── SUPPLIED INFORMATION

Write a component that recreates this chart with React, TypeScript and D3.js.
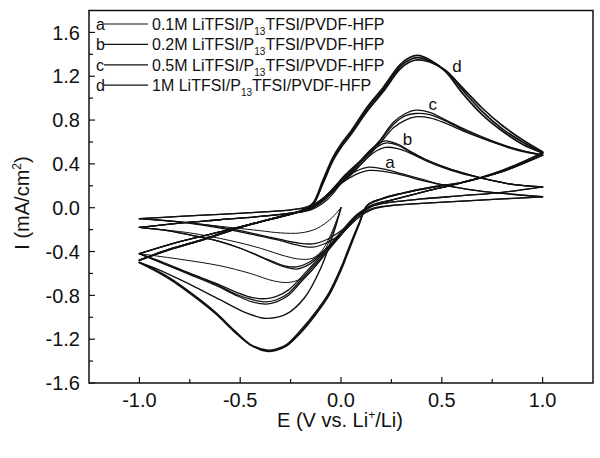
import React from 'react';
import * as d3 from 'd3';

// axis ticks
const X_TICKS = [-1.0, -0.5, 0.0, 0.5, 1.0];
const X_TICK_LABELS = ['-1.0', '-0.5', '0.0', '0.5', '1.0'];
const X_MINOR = [-0.75, -0.25, 0.25, 0.75];
const Y_TICKS = [-1.6, -1.2, -0.8, -0.4, 0.0, 0.4, 0.8, 1.2, 1.6];
const Y_TICK_LABELS = ['-1.6', '-1.2', '-0.8', '-0.4', '0.0', '0.4', '0.8', '1.2', '1.6'];
const Y_MINOR = [-1.4, -1.0, -0.6, -0.2, 0.2, 0.6, 1.0, 1.4];

// legend
const KEYS = ['a', 'b', 'c', 'd'];
const CONCS = ['0.1M', '0.2M', '0.5M', '1M'];

// curve letter positions [E, I]
const LABEL_E = [0.243, 0.33, 0.455, 0.575];
const LABEL_I = [0.36, 0.57, 0.89, 1.235];

// a: 0.1M
const A_INIT_E = [0.0, -0.05, -0.12, -0.2, -0.3, -0.4, -0.55, -0.75, -1.0];
const A_INIT_I = [0.0, -0.10, -0.19, -0.23, -0.23, -0.21, -0.18, -0.14, -0.10];
const A_FWD_E = [-1.0, -0.8, -0.6, -0.4, -0.25, -0.15, -0.08, 0.0, 0.07, 0.14, 0.22, 0.3, 0.4, 0.5, 0.62, 0.8, 1.0];
const A_FWD_I = [
  [-0.10, -0.08, -0.06, -0.04, -0.02, 0.02, 0.10, 0.25, 0.33, 0.37, 0.35, 0.31, 0.26, 0.21, 0.17, 0.13, 0.10],
  [-0.10, -0.08, -0.06, -0.04, -0.02, 0.01, 0.08, 0.22, 0.30, 0.34, 0.33, 0.30, 0.25, 0.21, 0.17, 0.13, 0.10],
];
const A_REV_E = [1.0, 0.8, 0.6, 0.4, 0.25, 0.15, 0.08, 0.0, -0.07, -0.14, -0.22, -0.3, -0.4, -0.5, -0.62, -0.8, -1.0];
const A_REV_I = [
  [0.10, 0.08, 0.06, 0.04, 0.02, -0.02, -0.10, -0.24, -0.32, -0.36, -0.34, -0.30, -0.26, -0.22, -0.18, -0.13, -0.10],
  [0.10, 0.08, 0.06, 0.04, 0.02, -0.01, -0.08, -0.21, -0.29, -0.33, -0.32, -0.29, -0.25, -0.21, -0.17, -0.13, -0.10],
];

// b: 0.2M
const B_INIT_E = [0.0, -0.04, -0.09, -0.14, -0.2, -0.28, -0.4, -0.55, -0.75, -1.0];
const B_INIT_I = [0.0, -0.20, -0.38, -0.46, -0.47, -0.44, -0.37, -0.30, -0.23, -0.18];
const B_FWD_E = [-1.0, -0.8, -0.6, -0.4, -0.25, -0.15, -0.07, 0.01, 0.09, 0.16, 0.22, 0.28, 0.34, 0.42, 0.5, 0.6, 0.72, 0.86, 1.0];
const B_FWD_I = [
  [-0.18, -0.14, -0.11, -0.08, -0.05, -0.01, 0.10, 0.28, 0.42, 0.55, 0.61, 0.58, 0.52, 0.44, 0.38, 0.32, 0.26, 0.21, 0.19],
  [-0.18, -0.14, -0.11, -0.08, -0.05, -0.01, 0.09, 0.27, 0.41, 0.53, 0.59, 0.57, 0.51, 0.44, 0.38, 0.32, 0.26, 0.21, 0.19],
  [-0.18, -0.14, -0.11, -0.08, -0.05, -0.02, 0.07, 0.24, 0.38, 0.50, 0.55, 0.54, 0.50, 0.43, 0.37, 0.31, 0.26, 0.21, 0.19],
];
const B_REV_E = [1.0, 0.8, 0.6, 0.4, 0.25, 0.15, 0.07, -0.01, -0.09, -0.16, -0.22, -0.28, -0.34, -0.42, -0.5, -0.6, -0.72, -0.86, -1.0];
const B_REV_I = [
  [0.19, 0.14, 0.11, 0.08, 0.05, 0.01, -0.10, -0.27, -0.41, -0.52, -0.56, -0.54, -0.50, -0.43, -0.37, -0.31, -0.26, -0.21, -0.18],
  [0.19, 0.14, 0.11, 0.08, 0.05, 0.01, -0.09, -0.26, -0.40, -0.50, -0.54, -0.53, -0.49, -0.43, -0.37, -0.31, -0.26, -0.21, -0.18],
];

// c: 0.5M
const C_INIT_E = [0.0, -0.04, -0.1, -0.17, -0.25, -0.33, -0.45, -0.6, -0.8, -1.0];
const C_INIT_I = [0.0, -0.22, -0.46, -0.62, -0.68, -0.67, -0.60, -0.53, -0.47, -0.42];
const C_FWD_E = [-1.0, -0.8, -0.6, -0.4, -0.25, -0.15, -0.08, 0.0, 0.05, 0.12, 0.19, 0.26, 0.32, 0.37, 0.44, 0.52, 0.62, 0.75, 0.88, 1.0];
const C_FWD_I = [
  [-0.42, -0.31, -0.22, -0.13, -0.06, 0.0, 0.10, 0.24, 0.33, 0.47, 0.61, 0.78, 0.86, 0.89, 0.87, 0.80, 0.71, 0.61, 0.53, 0.48],
  [-0.42, -0.31, -0.22, -0.13, -0.06, 0.0, 0.09, 0.23, 0.32, 0.46, 0.60, 0.76, 0.84, 0.86, 0.85, 0.79, 0.70, 0.60, 0.53, 0.48],
  [-0.42, -0.31, -0.22, -0.13, -0.06, -0.01, 0.08, 0.22, 0.30, 0.44, 0.58, 0.73, 0.80, 0.83, 0.82, 0.77, 0.69, 0.60, 0.52, 0.48],
];
const C_REV_E = [1.0, 0.8, 0.6, 0.4, 0.25, 0.15, 0.08, 0.0, -0.05, -0.12, -0.19, -0.26, -0.32, -0.37, -0.44, -0.52, -0.62, -0.75, -0.88, -1.0];
const C_REV_I = [
  [0.48, 0.33, 0.23, 0.14, 0.07, 0.02, -0.08, -0.25, -0.36, -0.52, -0.66, -0.80, -0.86, -0.88, -0.86, -0.80, -0.71, -0.61, -0.51, -0.42],
  [0.48, 0.33, 0.23, 0.14, 0.07, 0.02, -0.07, -0.24, -0.35, -0.50, -0.64, -0.78, -0.84, -0.86, -0.84, -0.79, -0.70, -0.60, -0.51, -0.42],
  [0.48, 0.33, 0.23, 0.14, 0.07, 0.02, -0.06, -0.22, -0.33, -0.48, -0.62, -0.75, -0.81, -0.83, -0.82, -0.77, -0.69, -0.60, -0.50, -0.42],
];

// d: 1M
const D_INIT_E = [0.0, -0.04, -0.1, -0.18, -0.27, -0.37, -0.47, -0.6, -0.75, -0.9, -1.0];
const D_INIT_I = [0.0, -0.25, -0.55, -0.82, -0.97, -1.01, -0.96, -0.84, -0.70, -0.57, -0.50];
const D_FWD_E = [-1.0, -0.85, -0.7, -0.5, -0.3, -0.2, -0.14, -0.09, -0.04, 0.0, 0.05, 0.13, 0.21, 0.29, 0.34, 0.38, 0.44, 0.52, 0.6, 0.7, 0.8, 0.9, 1.0];
const D_FWD_I = [
  [-0.48, -0.38, -0.30, -0.18, -0.08, -0.03, 0.04, 0.25, 0.46, 0.58, 0.70, 0.92, 1.10, 1.30, 1.37, 1.39, 1.35, 1.24, 1.05, 0.85, 0.70, 0.58, 0.50],
  [-0.48, -0.38, -0.30, -0.18, -0.08, -0.03, 0.03, 0.23, 0.44, 0.56, 0.68, 0.90, 1.08, 1.28, 1.35, 1.37, 1.34, 1.25, 1.08, 0.88, 0.72, 0.60, 0.50],
  [-0.48, -0.38, -0.30, -0.18, -0.08, -0.03, 0.03, 0.22, 0.43, 0.55, 0.67, 0.88, 1.06, 1.26, 1.33, 1.35, 1.33, 1.25, 1.10, 0.91, 0.75, 0.62, 0.51],
];
const D_REV_E = [1.0, 0.8, 0.6, 0.46, 0.3, 0.2, 0.13, 0.09, 0.045, 0.0, -0.06, -0.12, -0.2, -0.27, -0.32, -0.37, -0.45, -0.53, -0.62, -0.7, -0.86, -1.0];
const D_REV_I = [
  [0.50, 0.34, 0.23, 0.19, 0.13, 0.08, 0.02, -0.15, -0.36, -0.57, -0.80, -0.96, -1.14, -1.26, -1.30, -1.31, -1.25, -1.12, -0.96, -0.84, -0.63, -0.50],
  [0.50, 0.34, 0.23, 0.19, 0.13, 0.08, 0.02, -0.14, -0.34, -0.55, -0.78, -0.94, -1.12, -1.25, -1.29, -1.30, -1.25, -1.13, -0.97, -0.85, -0.64, -0.50],
];

const SERIES = [
  { init: [A_INIT_E, A_INIT_I], fwdE: A_FWD_E, fwd: A_FWD_I, revE: A_REV_E, rev: A_REV_I, sw: 1.3 },
  { init: [B_INIT_E, B_INIT_I], fwdE: B_FWD_E, fwd: B_FWD_I, revE: B_REV_E, rev: B_REV_I, sw: 1.3 },
  { init: [C_INIT_E, C_INIT_I], fwdE: C_FWD_E, fwd: C_FWD_I, revE: C_REV_E, rev: C_REV_I, sw: 1.3 },
  { init: [D_INIT_E, D_INIT_I], fwdE: D_FWD_E, fwd: D_FWD_I, revE: D_REV_E, rev: D_REV_I, sw: 1.7 },
];

const W = 600;
const H = 458;
const M = { left: 89, right: 593, top: 10.5, bottom: 383 };
const FONT = "'Liberation Sans', Arial, Helvetica, sans-serif";

const zip = (es: number[], is: number[]) => es.map((e, i) => [e, is[i]] as [number, number]);

export default function App() {
  const x = d3.scaleLinear().domain([-1.25, 1.25]).range([M.left, M.right]);
  const y = d3.scaleLinear().domain([-1.6, 1.8]).range([M.bottom, M.top]);
  const line = d3.line<[number, number]>()
    .x(d => x(d[0]))
    .y(d => y(d[1]))
    .curve(d3.curveCatmullRom.alpha(0.5));

  const paths: { d: string; sw: number }[] = [];
  SERIES.forEach(s => {
    paths.push({ d: line(zip(s.init[0], s.init[1])) || '', sw: s.sw - 0.3 });
    s.fwd.forEach(c => paths.push({ d: line(zip(s.fwdE, c)) || '', sw: s.sw }));
    s.rev.forEach(c => paths.push({ d: line(zip(s.revE, c)) || '', sw: s.sw }));
  });

  return (
    <svg width={W} height={H} style={{ position: 'absolute', left: 0, top: 0, background: '#fff' }}
      fontFamily={FONT}>
      <rect x={0} y={0} width={W} height={H} fill="#fff" />

      {/* curves */}
      <g fill="none" stroke="#111" strokeLinejoin="round" strokeLinecap="round">
        {paths.map((p, i) => <path key={i} d={p.d} strokeWidth={p.sw} />)}
      </g>

      {/* curve letters */}
      {KEYS.map((k, i) => (
        <text key={k} x={x(LABEL_E[i])} y={y(LABEL_I[i])} fontSize={17} textAnchor="middle" fill="#111">{k}</text>
      ))}

      {/* frame */}
      <rect x={M.left} y={M.top} width={M.right - M.left} height={M.bottom - M.top}
        fill="none" stroke="#111" strokeWidth={1.5} />

      {/* ticks */}
      <g stroke="#111" strokeWidth={1.2}>
        {X_TICKS.map(t => <line key={t} x1={x(t)} x2={x(t)} y1={M.bottom} y2={M.bottom - 6} />)}
        {X_MINOR.map(t => <line key={t} x1={x(t)} x2={x(t)} y1={M.bottom} y2={M.bottom - 4} />)}
        {Y_TICKS.map(t => <line key={t} x1={M.left} x2={M.left + 6} y1={y(t)} y2={y(t)} />)}
        {Y_MINOR.map(t => <line key={t} x1={M.left} x2={M.left + 4} y1={y(t)} y2={y(t)} />)}
      </g>
      {X_TICKS.map((t, i) => (
        <text key={t} x={x(t)} y={407} fontSize={20} textAnchor="middle" fill="#111">{X_TICK_LABELS[i]}</text>
      ))}
      {Y_TICKS.map((t, i) => (
        <text key={t} x={80} y={y(t)} dy="0.36em" fontSize={20} textAnchor="end" fill="#111">{Y_TICK_LABELS[i]}</text>
      ))}

      {/* axis titles */}
      <text x={340} y={427} fontSize={20} textAnchor="middle" fill="#111">
        E (V vs. Li<tspan fontSize={12} dy={-8}>+</tspan><tspan dy={8}>/Li)</tspan>
      </text>
      <text transform="translate(29,203) rotate(-90)" fontSize={20} textAnchor="middle" fill="#111">
        I (mA/cm<tspan fontSize={12} dy={-8}>2</tspan><tspan dy={8}>)</tspan>
      </text>

      {/* legend */}
      {CONCS.map((c, i) => {
        const by = 30 + i * 20.4;
        return (
          <g key={c} fill="#111">
            <text x={96} y={by} fontSize={16}>{KEYS[i]}</text>
            <line x1={104} x2={148} y1={by - 6} y2={by - 6} stroke="#111" strokeWidth={1.2} />
            <text x={152} y={by} fontSize={16}>
              {c} LiTFSI/P<tspan fontSize={10} dy={5}>13</tspan><tspan dy={-5}>TFSI/PVDF-HFP</tspan>
            </text>
          </g>
        );
      })}
    </svg>
  );
}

────

Without any pictures, reproduce the lines from the first one in the material through the line that has "const LABEL_I = [0.36, 0.57, 0.89, 1.235];", exactly as they appear.

Write a component that recreates this chart with React, TypeScript and D3.js.
import React from 'react';
import * as d3 from 'd3';

// axis ticks
const X_TICKS = [-1.0, -0.5, 0.0, 0.5, 1.0];
const X_TICK_LABELS = ['-1.0', '-0.5', '0.0', '0.5', '1.0'];
const X_MINOR = [-0.75, -0.25, 0.25, 0.75];
const Y_TICKS = [-1.6, -1.2, -0.8, -0.4, 0.0, 0.4, 0.8, 1.2, 1.6];
const Y_TICK_LABELS = ['-1.6', '-1.2', '-0.8', '-0.4', '0.0', '0.4', '0.8', '1.2', '1.6'];
const Y_MINOR = [-1.4, -1.0, -0.6, -0.2, 0.2, 0.6, 1.0, 1.4];

// legend
const KEYS = ['a', 'b', 'c', 'd'];
const CONCS = ['0.1M', '0.2M', '0.5M', '1M'];

// curve letter positions [E, I]
const LABEL_E = [0.243, 0.33, 0.455, 0.575];
const LABEL_I = [0.36, 0.57, 0.89, 1.235];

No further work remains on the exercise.